= 2024 Mumbai boat accident =

Mid-sea accident off the coast of Mumbai

The 2024 Mumbai boat accident was a mid-sea collision on 18 December 2024, that killed 15 people when an Indian naval boat collided with a passenger ferry which then capsized off the coast of Mumbai, India.

==Collision==
On 18 December 2024, around 04:00 pm (local time), Neel Kamal, a privately owned passenger ferry, was headed towards the Elephanta Caves, a UNESCO World Heritage Site on Elephanta Island, from the Gateway of India in Mumbai, India. An Indian Navy craft with six persons on board was undergoing engine trials when it lost control and collided with the passenger ferry. At least 13 people were killed, including three navy personnel, while two more were missing.

The ferry was permitted to carry up to 90 people, including six crew members and 84 passengers. However, at the time of the collision, the ferry was overcrowded, carrying over 110 passengers.

On 19 December 2024, the body of a 43-year-old man was found close to the ferry taking the death toll to 14.

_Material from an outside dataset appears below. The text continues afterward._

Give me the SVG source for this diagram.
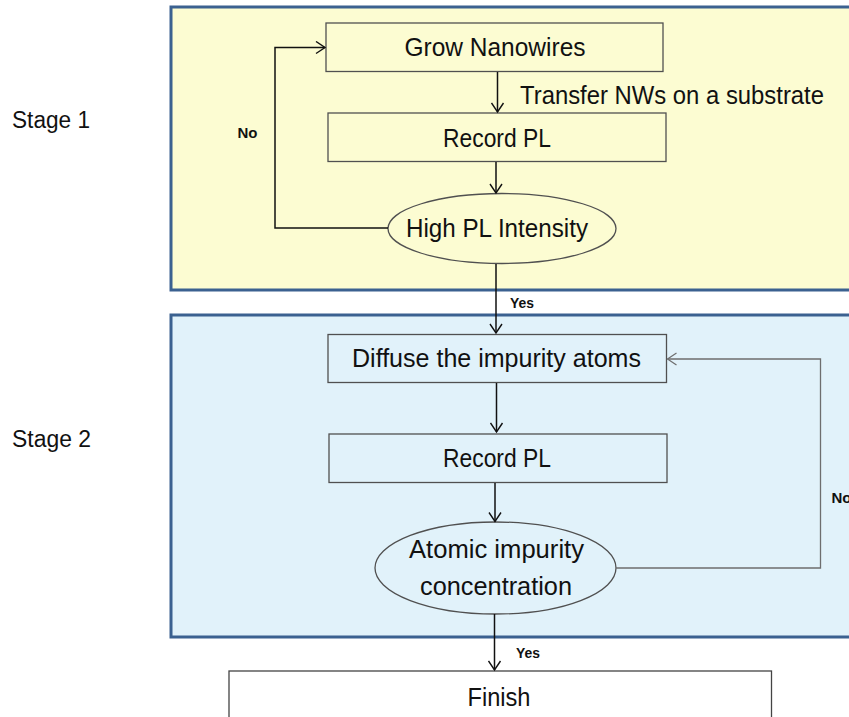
<svg xmlns="http://www.w3.org/2000/svg" width="849" height="717" viewBox="0 0 849 717">
  <defs>
    <marker id="arrow-dark" markerUnits="userSpaceOnUse" markerWidth="14" markerHeight="14" viewBox="-11 -7 12 14" refX="0" refY="0" orient="auto">
      <path d="M-9,-6 L0,0 L-9,6" fill="none" stroke="#111" stroke-width="1.4"/>
    </marker>
    <marker id="arrow-grey" markerUnits="userSpaceOnUse" markerWidth="14" markerHeight="14" viewBox="-11 -7 12 14" refX="0" refY="0" orient="auto">
      <path d="M-9,-6 L0,0 L-9,6" fill="none" stroke="#6e6e6e" stroke-width="1.2"/>
    </marker>
  </defs>
  <style>
    .panel { stroke: #3b6190; stroke-width: 3; }
    .p1 { fill: #fcfcd2; }
    .p2 { fill: #e1f2fa; }
    .box { stroke: #505050; stroke-width: 1.3; }
    .lbl { font-family: "Liberation Sans", Arial, sans-serif; font-size: 25px; fill: #111; text-anchor: middle; }
    .stage { font-family: "Liberation Sans", Arial, sans-serif; font-size: 23px; fill: #111; }
    .note { font-family: "Liberation Sans", Arial, sans-serif; font-size: 25px; fill: #111; }
    .small { font-family: "Liberation Sans", Arial, sans-serif; font-size: 15.5px; font-weight: bold; fill: #111; }
    .wire { fill: none; stroke: #111; stroke-width: 1.5; }
    .wire-grey { fill: none; stroke: #6e6e6e; stroke-width: 1.3; }
  </style>

  <rect width="849" height="717" fill="#ffffff"/>

  <!-- stage panels -->
  <g id="stage1-panel">
    <rect class="panel p1" x="171" y="7" width="700" height="283"/>
    <text class="stage" x="12" y="128" textLength="78" lengthAdjust="spacingAndGlyphs">Stage 1</text>
  </g>
  <g id="stage2-panel">
    <rect class="panel p2" x="171" y="315" width="700" height="322"/>
    <text class="stage" x="12" y="447" textLength="79" lengthAdjust="spacingAndGlyphs">Stage 2</text>
  </g>

  <!-- stage 1 nodes -->
  <g id="grow">
    <rect class="box p1" x="326" y="23" width="337" height="48.5"/>
    <text class="lbl" x="495" y="56" textLength="181" lengthAdjust="spacingAndGlyphs">Grow Nanowires</text>
  </g>
  <g id="record1">
    <rect class="box p1" x="328" y="113" width="338" height="48.5"/>
    <text class="lbl" x="497" y="146.5" textLength="108" lengthAdjust="spacingAndGlyphs">Record PL</text>
  </g>
  <g id="high-pl">
    <ellipse class="box p1" cx="502" cy="228.5" rx="114" ry="35"/>
    <text class="lbl" x="497" y="236.5" textLength="182" lengthAdjust="spacingAndGlyphs">High PL Intensity</text>
  </g>

  <!-- stage 2 nodes -->
  <g id="diffuse">
    <rect class="box p2" x="328" y="334.5" width="338.5" height="48"/>
    <text class="lbl" x="496.5" y="366.5" textLength="289" lengthAdjust="spacingAndGlyphs">Diffuse the impurity atoms</text>
  </g>
  <g id="record2">
    <rect class="box p2" x="329" y="434" width="338" height="48.5"/>
    <text class="lbl" x="497" y="466.5" textLength="108" lengthAdjust="spacingAndGlyphs">Record PL</text>
  </g>
  <g id="concentration">
    <ellipse class="box p2" cx="495.5" cy="568" rx="120.5" ry="46"/>
    <text class="lbl" x="496.5" y="558" textLength="175" lengthAdjust="spacingAndGlyphs">Atomic impurity</text>
    <text class="lbl" x="496" y="595" textLength="152" lengthAdjust="spacingAndGlyphs">concentration</text>
  </g>

  <!-- final node -->
  <g id="finish">
    <rect x="229" y="671" width="542.5" height="60" fill="#ffffff" stroke="#444" stroke-width="1.3"/>
    <text class="lbl" x="499" y="706" textLength="63" lengthAdjust="spacingAndGlyphs">Finish</text>
  </g>

  <!-- connectors -->
  <g id="connectors">
    <line class="wire" x1="497.5" y1="72" x2="497.5" y2="112" marker-end="url(#arrow-dark)"/>
    <text class="note" x="520" y="104" textLength="304" lengthAdjust="spacingAndGlyphs">Transfer NWs on a substrate</text>
    <line class="wire" x1="496" y1="162" x2="496" y2="193" marker-end="url(#arrow-dark)"/>
    <polyline class="wire" points="388,228 275,228 275,47.5 325,47.5" marker-end="url(#arrow-dark)"/>
    <text class="small" x="237.5" y="138" textLength="20" lengthAdjust="spacingAndGlyphs">No</text>
    <line class="wire" x1="496" y1="264" x2="496" y2="333" marker-end="url(#arrow-dark)"/>
    <text class="small" x="510" y="308" textLength="24" lengthAdjust="spacingAndGlyphs">Yes</text>
    <line class="wire" x1="496.5" y1="383" x2="496.5" y2="432" marker-end="url(#arrow-dark)"/>
    <line class="wire" x1="495" y1="483" x2="495" y2="521.5" marker-end="url(#arrow-dark)"/>
    <polyline class="wire-grey" points="616,568 820.5,568 820.5,359 667.5,359" marker-end="url(#arrow-grey)"/>
    <text class="small" x="831.5" y="503" textLength="20" lengthAdjust="spacingAndGlyphs">No</text>
    <line class="wire" x1="494.5" y1="614" x2="494.5" y2="670" marker-end="url(#arrow-dark)"/>
    <text class="small" x="516" y="658" textLength="24" lengthAdjust="spacingAndGlyphs">Yes</text>
  </g>
</svg>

On 21 December 2024, the body of a missing 7-year-old child was found within Mumbai harbour, increasing the death toll to 15.

==Responses==
By the evening, 101 people were rescued by the Indian Navy, Indian Coast Guard and police, with eleven naval craft and four helicopters taking part in the search and rescue mission, according to the Chief Minister of Maharashtra Devendra Fadnavis.

On 19 December 2024, the Indian Navy formed a 'Board of Inquiry' into the collision to establish the facts of the case.

The Mumbai Police also registered a first information report against the Navy craft driver at Colaba police station.

Indian Prime Minister Narendra Modi announced an ex-gratia payment of INR 200,000 (USD 2,356.63) from the Prime Minister's National Relief Fund for the next of kin of each killed in the boat collision and INR 50,000 for the injured.

Following the collision, the Maharashtra Maritime Board introduced new regulation that requires all ferry passengers in Maharashtra to wear life jackets during their trip.